*** GIVEN RECORDS

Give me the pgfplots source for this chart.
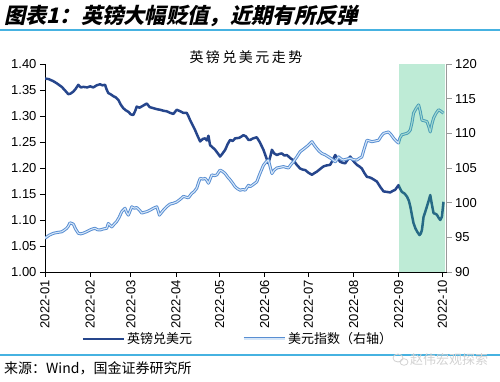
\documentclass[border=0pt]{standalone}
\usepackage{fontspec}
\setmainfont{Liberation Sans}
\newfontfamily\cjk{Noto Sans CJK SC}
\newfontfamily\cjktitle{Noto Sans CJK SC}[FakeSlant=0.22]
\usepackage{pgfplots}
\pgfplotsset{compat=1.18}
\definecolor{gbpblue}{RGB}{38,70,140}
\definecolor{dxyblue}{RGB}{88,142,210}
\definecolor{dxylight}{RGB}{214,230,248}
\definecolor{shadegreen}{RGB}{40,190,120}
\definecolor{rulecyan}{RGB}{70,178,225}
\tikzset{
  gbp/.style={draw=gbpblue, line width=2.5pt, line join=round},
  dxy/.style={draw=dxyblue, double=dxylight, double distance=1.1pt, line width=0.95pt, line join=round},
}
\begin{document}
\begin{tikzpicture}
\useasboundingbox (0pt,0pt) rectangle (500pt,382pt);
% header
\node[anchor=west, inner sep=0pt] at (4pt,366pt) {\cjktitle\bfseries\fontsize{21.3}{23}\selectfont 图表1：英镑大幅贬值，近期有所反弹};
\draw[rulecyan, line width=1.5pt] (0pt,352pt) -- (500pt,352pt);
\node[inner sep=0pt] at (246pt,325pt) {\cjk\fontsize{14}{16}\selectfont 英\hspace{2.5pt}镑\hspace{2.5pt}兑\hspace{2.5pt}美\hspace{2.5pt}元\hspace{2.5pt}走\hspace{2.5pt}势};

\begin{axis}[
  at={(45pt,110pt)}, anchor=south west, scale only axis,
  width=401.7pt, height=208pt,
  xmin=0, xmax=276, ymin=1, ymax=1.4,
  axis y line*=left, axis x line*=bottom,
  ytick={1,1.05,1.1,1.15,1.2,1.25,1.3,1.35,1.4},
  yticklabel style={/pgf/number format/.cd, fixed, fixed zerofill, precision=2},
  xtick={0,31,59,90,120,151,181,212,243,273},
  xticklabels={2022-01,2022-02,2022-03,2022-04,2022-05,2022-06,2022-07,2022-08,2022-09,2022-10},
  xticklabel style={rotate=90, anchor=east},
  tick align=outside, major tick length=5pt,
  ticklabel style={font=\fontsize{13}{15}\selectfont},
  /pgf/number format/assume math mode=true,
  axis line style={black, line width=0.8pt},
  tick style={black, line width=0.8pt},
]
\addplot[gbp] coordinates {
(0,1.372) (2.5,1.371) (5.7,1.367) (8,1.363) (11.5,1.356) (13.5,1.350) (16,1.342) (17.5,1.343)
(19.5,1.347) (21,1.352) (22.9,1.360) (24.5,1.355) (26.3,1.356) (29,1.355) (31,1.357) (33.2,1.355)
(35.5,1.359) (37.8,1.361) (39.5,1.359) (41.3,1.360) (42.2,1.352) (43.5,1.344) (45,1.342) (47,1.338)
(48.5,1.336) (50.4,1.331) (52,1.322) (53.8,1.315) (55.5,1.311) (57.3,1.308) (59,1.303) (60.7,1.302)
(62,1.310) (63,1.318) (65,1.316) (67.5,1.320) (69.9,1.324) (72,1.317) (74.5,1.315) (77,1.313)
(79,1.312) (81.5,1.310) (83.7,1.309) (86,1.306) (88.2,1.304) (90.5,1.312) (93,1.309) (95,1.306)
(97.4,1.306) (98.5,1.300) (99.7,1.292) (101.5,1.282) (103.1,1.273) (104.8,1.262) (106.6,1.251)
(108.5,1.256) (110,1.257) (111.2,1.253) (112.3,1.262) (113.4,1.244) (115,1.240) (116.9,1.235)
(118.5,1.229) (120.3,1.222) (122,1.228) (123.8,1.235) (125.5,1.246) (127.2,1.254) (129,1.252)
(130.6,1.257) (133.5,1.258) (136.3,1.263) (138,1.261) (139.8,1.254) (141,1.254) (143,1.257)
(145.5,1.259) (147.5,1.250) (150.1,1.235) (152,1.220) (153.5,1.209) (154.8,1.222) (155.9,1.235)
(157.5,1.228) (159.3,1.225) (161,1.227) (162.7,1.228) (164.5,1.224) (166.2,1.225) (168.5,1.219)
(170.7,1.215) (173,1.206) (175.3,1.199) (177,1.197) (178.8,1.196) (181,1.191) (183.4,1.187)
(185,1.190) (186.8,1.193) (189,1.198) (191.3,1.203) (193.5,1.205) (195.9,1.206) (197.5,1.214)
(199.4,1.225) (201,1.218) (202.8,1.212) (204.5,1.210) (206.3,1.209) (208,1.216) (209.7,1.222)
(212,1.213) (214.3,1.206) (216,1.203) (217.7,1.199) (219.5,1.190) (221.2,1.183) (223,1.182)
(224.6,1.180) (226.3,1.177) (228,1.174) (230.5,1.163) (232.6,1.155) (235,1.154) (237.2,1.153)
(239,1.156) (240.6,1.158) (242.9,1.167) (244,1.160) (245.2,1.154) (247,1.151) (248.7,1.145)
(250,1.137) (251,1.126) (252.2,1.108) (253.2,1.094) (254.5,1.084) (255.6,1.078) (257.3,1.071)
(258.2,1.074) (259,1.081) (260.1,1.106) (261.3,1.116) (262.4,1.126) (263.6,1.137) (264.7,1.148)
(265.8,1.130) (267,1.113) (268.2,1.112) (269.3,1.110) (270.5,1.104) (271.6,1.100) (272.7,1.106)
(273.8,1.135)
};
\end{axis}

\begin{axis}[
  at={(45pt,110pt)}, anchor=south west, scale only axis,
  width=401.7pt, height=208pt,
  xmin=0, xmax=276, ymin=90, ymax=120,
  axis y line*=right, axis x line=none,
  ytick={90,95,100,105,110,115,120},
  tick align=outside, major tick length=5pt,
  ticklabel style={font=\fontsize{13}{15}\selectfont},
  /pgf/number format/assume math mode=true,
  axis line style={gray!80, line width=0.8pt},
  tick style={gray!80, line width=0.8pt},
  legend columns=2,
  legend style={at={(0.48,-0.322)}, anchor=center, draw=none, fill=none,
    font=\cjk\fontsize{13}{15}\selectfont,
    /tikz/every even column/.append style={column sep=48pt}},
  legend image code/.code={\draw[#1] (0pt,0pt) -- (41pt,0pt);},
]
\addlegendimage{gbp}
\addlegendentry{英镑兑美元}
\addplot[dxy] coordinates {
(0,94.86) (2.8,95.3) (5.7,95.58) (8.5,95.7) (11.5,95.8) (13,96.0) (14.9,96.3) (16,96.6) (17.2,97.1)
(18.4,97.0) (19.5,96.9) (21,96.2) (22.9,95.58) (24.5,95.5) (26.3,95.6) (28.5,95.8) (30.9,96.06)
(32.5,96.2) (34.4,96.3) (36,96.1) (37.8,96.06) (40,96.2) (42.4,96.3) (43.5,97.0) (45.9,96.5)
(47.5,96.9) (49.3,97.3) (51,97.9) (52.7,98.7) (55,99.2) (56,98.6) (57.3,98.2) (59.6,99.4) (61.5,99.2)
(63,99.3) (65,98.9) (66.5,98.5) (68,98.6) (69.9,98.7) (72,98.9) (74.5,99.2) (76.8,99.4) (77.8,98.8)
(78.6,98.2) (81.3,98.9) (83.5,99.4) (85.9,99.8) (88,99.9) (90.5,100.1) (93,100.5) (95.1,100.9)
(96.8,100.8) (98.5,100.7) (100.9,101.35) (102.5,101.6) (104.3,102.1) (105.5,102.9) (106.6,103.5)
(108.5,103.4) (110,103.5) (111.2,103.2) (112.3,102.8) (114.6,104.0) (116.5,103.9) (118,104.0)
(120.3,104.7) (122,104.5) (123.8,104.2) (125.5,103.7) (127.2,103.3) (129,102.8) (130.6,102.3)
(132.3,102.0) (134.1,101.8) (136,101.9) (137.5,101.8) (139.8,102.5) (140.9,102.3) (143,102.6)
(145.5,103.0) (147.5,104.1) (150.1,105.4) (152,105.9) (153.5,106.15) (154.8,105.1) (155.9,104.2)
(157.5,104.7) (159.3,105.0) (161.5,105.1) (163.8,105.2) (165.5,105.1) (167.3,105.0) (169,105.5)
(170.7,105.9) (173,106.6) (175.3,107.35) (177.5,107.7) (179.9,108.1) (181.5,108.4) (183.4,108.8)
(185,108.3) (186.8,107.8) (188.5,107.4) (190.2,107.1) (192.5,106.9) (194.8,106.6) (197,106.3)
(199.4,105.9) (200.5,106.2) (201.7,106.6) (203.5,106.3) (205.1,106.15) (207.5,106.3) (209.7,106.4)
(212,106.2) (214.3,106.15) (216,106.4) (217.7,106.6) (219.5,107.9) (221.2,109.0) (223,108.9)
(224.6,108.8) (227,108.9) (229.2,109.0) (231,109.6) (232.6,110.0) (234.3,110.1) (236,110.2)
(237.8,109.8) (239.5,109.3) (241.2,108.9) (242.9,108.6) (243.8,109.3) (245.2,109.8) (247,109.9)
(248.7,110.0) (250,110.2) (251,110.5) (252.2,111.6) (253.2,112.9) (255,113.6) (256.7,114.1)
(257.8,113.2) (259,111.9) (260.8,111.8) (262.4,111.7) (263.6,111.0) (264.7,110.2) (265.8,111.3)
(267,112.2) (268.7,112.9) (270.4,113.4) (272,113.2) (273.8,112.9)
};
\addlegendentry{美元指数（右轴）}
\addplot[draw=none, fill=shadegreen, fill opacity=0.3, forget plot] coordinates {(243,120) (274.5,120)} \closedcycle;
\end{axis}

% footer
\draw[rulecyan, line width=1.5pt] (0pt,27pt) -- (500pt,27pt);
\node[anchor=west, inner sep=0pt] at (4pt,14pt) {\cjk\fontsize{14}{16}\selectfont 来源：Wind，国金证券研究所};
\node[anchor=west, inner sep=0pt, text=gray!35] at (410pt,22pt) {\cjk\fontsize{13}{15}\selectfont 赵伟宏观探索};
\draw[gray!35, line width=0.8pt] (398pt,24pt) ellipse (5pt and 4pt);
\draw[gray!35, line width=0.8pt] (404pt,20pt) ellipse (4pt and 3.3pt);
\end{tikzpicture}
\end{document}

******
*** GIVEN RECORDS

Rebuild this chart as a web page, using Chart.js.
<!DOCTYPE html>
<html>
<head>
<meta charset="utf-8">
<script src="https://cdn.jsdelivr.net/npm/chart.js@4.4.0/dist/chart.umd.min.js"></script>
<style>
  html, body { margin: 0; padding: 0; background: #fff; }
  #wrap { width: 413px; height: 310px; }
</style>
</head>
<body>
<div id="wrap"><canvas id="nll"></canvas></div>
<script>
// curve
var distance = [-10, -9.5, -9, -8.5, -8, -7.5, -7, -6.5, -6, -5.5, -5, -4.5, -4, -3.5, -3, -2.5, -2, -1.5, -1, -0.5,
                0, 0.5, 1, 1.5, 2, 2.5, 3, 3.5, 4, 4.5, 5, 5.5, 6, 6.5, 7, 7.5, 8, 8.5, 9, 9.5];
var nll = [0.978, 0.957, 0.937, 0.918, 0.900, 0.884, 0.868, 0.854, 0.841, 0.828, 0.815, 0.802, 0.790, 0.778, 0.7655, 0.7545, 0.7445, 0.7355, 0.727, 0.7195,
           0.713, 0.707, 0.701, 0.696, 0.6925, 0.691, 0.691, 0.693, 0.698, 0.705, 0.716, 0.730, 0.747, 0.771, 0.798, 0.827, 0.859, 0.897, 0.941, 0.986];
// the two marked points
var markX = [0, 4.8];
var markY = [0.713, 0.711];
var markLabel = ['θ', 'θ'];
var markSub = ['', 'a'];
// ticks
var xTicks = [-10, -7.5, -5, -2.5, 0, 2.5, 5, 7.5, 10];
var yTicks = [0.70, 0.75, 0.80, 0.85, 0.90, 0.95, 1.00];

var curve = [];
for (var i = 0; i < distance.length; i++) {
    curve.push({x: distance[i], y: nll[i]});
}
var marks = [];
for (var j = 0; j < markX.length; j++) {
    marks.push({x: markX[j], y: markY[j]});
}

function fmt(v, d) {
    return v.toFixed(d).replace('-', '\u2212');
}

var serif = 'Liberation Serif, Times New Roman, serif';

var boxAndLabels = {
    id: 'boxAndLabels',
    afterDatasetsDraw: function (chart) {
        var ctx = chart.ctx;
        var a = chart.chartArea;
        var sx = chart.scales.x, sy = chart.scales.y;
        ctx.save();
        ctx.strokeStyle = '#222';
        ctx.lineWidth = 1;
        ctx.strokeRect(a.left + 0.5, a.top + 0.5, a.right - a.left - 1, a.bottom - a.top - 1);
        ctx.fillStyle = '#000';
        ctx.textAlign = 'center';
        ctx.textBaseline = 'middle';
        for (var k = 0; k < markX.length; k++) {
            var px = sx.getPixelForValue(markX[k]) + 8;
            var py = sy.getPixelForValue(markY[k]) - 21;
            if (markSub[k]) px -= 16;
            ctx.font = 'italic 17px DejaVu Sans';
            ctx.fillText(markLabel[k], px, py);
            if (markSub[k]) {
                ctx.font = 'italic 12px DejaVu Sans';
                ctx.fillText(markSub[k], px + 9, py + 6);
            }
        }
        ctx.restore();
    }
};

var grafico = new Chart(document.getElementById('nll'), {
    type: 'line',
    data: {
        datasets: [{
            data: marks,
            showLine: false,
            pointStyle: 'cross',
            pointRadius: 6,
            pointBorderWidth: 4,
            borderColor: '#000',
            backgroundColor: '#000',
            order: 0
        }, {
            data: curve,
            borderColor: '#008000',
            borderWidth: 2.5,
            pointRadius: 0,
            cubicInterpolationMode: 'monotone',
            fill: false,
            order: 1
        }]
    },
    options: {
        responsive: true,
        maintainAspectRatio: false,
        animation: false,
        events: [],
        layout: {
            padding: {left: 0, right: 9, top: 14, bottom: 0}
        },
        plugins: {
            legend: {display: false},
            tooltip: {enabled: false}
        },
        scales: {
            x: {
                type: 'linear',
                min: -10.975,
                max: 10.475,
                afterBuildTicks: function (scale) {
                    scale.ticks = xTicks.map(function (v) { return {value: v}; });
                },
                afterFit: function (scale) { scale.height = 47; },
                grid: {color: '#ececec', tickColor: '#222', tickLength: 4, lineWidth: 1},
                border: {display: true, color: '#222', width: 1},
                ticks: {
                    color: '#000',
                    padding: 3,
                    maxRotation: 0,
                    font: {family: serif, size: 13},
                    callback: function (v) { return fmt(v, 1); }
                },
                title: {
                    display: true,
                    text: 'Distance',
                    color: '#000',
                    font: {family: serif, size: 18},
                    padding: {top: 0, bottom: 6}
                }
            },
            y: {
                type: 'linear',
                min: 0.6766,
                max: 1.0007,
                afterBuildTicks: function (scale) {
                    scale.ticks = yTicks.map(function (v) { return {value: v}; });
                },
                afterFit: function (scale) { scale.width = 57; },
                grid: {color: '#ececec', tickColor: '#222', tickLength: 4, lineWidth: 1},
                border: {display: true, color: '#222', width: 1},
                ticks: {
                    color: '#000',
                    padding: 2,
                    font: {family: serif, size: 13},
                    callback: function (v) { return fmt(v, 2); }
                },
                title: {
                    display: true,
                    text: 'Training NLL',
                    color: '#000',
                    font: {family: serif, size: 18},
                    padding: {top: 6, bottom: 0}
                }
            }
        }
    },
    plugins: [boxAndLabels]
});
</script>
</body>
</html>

******
*** GIVEN RECORDS

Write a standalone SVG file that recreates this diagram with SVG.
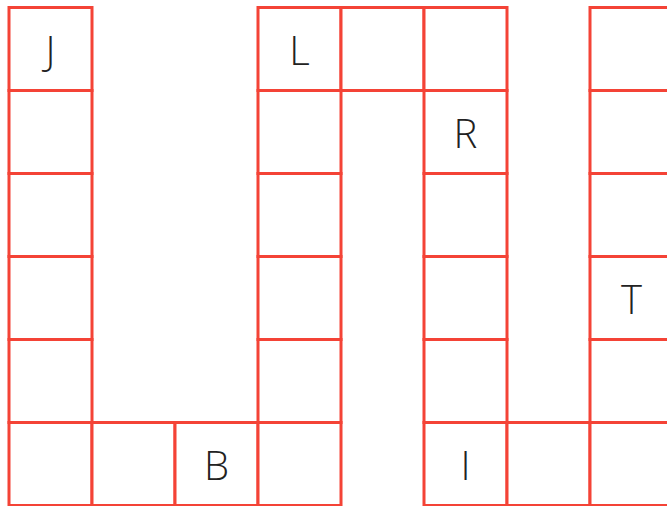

******

• [INSTRUCTIONS TO FOLLOW] From the line containing "Give me the pgfplots source for this chart." to the line containing "sep=0pt] at (246pt,325pt)", both lines included, give the text again exactly, without any pictures.

• [EXPECTED ANSWER]
Give me the pgfplots source for this chart.
\documentclass[border=0pt]{standalone}
\usepackage{fontspec}
\setmainfont{Liberation Sans}
\newfontfamily\cjk{Noto Sans CJK SC}
\newfontfamily\cjktitle{Noto Sans CJK SC}[FakeSlant=0.22]
\usepackage{pgfplots}
\pgfplotsset{compat=1.18}
\definecolor{gbpblue}{RGB}{38,70,140}
\definecolor{dxyblue}{RGB}{88,142,210}
\definecolor{dxylight}{RGB}{214,230,248}
\definecolor{shadegreen}{RGB}{40,190,120}
\definecolor{rulecyan}{RGB}{70,178,225}
\tikzset{
  gbp/.style={draw=gbpblue, line width=2.5pt, line join=round},
  dxy/.style={draw=dxyblue, double=dxylight, double distance=1.1pt, line width=0.95pt, line join=round},
}
\begin{document}
\begin{tikzpicture}
\useasboundingbox (0pt,0pt) rectangle (500pt,382pt);
% header
\node[anchor=west, inner sep=0pt] at (4pt,366pt) {\cjktitle\bfseries\fontsize{21.3}{23}\selectfont 图表1：英镑大幅贬值，近期有所反弹};
\draw[rulecyan, line width=1.5pt] (0pt,352pt) -- (500pt,352pt);
\node[inner sep=0pt] at (246pt,325pt) {\cjk\fontsize{14}{16}\selectfont 英\hspace{2.5pt}镑\hspace{2.5pt}兑\hspace{2.5pt}美\hspace{2.5pt}元\hspace{2.5pt}走\hspace{2.5pt}势};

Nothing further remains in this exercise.